What is care, custody, or control?
Your general liability or commercial auto insurance normally pays for damage you cause to another person’s property. However, if that property is temporarily in your safekeeping (for example, leased equipment used in your business), your insurance policy won’t pay the property owner for any damage that you cause.
Common business situations where care, custody, or control applies
Several common scenarios could trigger the care, custody, or control exclusion. For example:
- An accounting firm damages leased business equipment, such as a photocopier.
- A restaurant with a coat-check service loses a customer’s property.
- An auto body repair shop mechanic drops a heavy piece of equipment and damages a customer’s car.
- A computer repair technician drops a customer’s laptop onto the floor, cracking its display screen and ruining its hard drive.
In the above cases, the people or companies with general liability insurance had someone else’s property in their temporary possession and then damaged it. Because of the care, custody, and control exclusion, their general liability insurance policy would provide no coverage.
Does the care, custody, and control exclusion apply to all types of third-party property?
The care, custody, and control exclusion doesn’t apply to real property, which includes buildings, permanently attached fixtures, and land. You may still have coverage for such damage under the real property section of your general liability insurance policy.
What triggers the care, custody, or control exclusion?
The exclusion applies if any of the following conditions are true:
- You are temporarily in charge of another person or company’s property or responsible for watching over it (care).
- You are responsible for safeguarding the property (custody).

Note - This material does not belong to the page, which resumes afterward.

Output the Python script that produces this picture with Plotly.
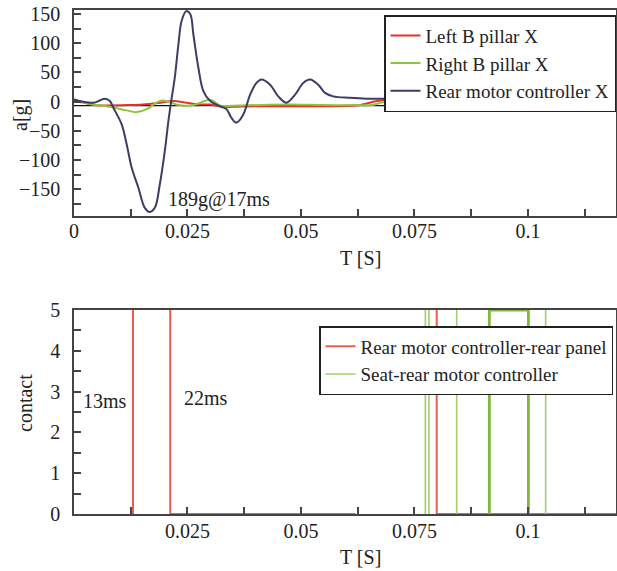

- You have power or authority to manage, direct, or oversee the property (control).
If any of the above situations occurs, the care, custody, and control insurance exclusion will apply, and your insurer will not cover the property owner for any damage you cause.
Does this mean you will always be at risk when you have third-party property in your possession?
No. Fortunately, there are specialized insurance policies designed to cover property damages that could be impacted by the care, custody, and control exclusion. For example, if you are in the freight industry or operate an auto repair shop, you can purchase dedicated motor truck cargo insurance or garage keepers’ insurance that will protect you in case you damage a customer’s property.